Leave the pictures out and retype the lines from the beginning through the line with "5.0, 6.0, 2.0];", both ends included.

+ + + + +

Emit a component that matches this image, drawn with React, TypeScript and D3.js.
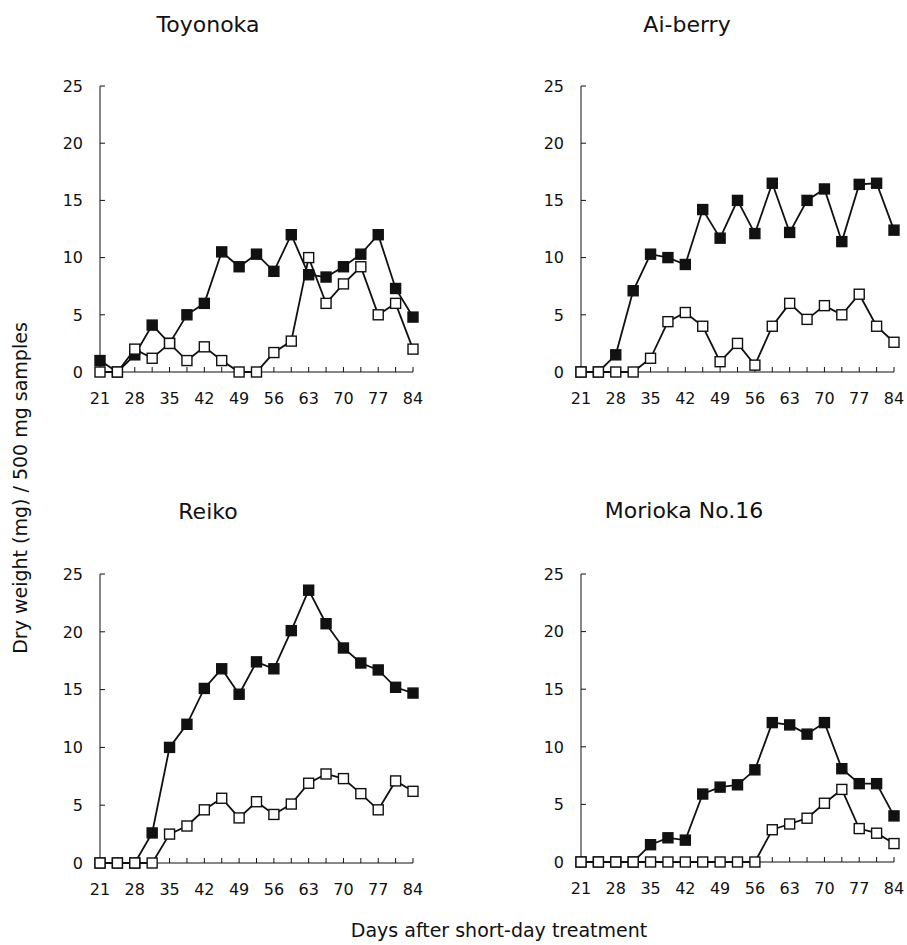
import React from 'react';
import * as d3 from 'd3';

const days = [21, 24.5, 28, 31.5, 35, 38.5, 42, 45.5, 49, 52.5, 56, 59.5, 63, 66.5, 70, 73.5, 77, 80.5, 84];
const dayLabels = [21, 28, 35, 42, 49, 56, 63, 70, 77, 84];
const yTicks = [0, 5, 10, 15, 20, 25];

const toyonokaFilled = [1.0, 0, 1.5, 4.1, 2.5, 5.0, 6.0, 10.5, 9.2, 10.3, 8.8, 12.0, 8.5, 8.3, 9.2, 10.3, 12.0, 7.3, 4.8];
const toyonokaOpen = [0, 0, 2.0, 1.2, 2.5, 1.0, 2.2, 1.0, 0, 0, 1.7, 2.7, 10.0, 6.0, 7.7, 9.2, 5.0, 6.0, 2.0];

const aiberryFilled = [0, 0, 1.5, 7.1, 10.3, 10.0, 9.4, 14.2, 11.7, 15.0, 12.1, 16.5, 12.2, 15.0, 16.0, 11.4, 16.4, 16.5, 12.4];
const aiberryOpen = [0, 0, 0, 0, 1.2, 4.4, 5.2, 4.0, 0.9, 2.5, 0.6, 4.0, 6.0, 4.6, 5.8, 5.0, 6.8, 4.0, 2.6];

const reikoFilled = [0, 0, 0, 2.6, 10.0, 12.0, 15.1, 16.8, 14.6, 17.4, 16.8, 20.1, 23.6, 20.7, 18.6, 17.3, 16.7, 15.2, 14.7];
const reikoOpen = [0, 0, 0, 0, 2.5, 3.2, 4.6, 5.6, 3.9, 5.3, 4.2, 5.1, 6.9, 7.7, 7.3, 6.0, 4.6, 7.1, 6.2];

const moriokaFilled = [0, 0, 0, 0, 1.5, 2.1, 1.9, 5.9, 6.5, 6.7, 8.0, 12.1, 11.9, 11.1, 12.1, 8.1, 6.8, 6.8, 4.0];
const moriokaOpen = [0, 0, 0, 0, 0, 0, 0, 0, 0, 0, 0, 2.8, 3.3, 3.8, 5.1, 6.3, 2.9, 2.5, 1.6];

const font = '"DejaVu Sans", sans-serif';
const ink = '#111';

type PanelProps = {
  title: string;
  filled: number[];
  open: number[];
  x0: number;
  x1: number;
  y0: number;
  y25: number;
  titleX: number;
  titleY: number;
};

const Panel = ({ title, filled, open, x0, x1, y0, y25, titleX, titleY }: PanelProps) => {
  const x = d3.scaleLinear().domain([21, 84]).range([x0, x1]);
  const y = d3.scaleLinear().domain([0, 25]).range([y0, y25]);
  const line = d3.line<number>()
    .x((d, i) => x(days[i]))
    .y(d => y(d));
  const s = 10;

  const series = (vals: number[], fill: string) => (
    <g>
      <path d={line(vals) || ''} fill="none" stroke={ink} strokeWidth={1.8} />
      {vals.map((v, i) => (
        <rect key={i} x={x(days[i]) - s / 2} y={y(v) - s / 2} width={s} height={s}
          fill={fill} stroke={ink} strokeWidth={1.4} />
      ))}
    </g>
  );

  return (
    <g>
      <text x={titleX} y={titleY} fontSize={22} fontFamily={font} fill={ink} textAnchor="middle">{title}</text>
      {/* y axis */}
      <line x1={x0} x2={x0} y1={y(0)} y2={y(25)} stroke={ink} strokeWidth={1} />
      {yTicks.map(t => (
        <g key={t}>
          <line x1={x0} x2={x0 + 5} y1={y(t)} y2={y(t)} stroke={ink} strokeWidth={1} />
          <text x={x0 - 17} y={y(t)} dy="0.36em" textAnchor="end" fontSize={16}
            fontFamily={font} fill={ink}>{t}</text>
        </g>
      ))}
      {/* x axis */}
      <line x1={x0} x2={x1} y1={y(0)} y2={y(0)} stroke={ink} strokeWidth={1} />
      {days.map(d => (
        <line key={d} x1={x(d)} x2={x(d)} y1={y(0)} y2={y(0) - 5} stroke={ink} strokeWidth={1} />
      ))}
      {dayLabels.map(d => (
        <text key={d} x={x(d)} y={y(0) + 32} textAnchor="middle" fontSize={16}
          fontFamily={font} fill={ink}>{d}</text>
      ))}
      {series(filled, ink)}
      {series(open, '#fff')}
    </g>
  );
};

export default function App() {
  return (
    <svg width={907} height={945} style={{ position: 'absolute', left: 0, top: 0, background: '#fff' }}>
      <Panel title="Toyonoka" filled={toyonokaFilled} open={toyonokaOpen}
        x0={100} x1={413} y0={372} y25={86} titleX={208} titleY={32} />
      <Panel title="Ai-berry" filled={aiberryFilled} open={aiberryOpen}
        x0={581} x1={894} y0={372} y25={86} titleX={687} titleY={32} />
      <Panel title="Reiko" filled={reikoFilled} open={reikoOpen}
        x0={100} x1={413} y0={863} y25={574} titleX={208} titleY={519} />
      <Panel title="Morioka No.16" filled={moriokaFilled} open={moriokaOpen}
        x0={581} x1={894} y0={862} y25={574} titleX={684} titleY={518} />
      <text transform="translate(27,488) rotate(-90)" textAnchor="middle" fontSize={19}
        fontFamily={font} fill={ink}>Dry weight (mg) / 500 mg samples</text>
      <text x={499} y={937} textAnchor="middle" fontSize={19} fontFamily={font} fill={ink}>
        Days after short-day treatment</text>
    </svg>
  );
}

+ + + + +

#### [Result]
Emit a component that matches this image, drawn with React, TypeScript and D3.js.
import React from 'react';
import * as d3 from 'd3';

const days = [21, 24.5, 28, 31.5, 35, 38.5, 42, 45.5, 49, 52.5, 56, 59.5, 63, 66.5, 70, 73.5, 77, 80.5, 84];
const dayLabels = [21, 28, 35, 42, 49, 56, 63, 70, 77, 84];
const yTicks = [0, 5, 10, 15, 20, 25];

const toyonokaFilled = [1.0, 0, 1.5, 4.1, 2.5, 5.0, 6.0, 10.5, 9.2, 10.3, 8.8, 12.0, 8.5, 8.3, 9.2, 10.3, 12.0, 7.3, 4.8];
const toyonokaOpen = [0, 0, 2.0, 1.2, 2.5, 1.0, 2.2, 1.0, 0, 0, 1.7, 2.7, 10.0, 6.0, 7.7, 9.2, 5.0, 6.0, 2.0];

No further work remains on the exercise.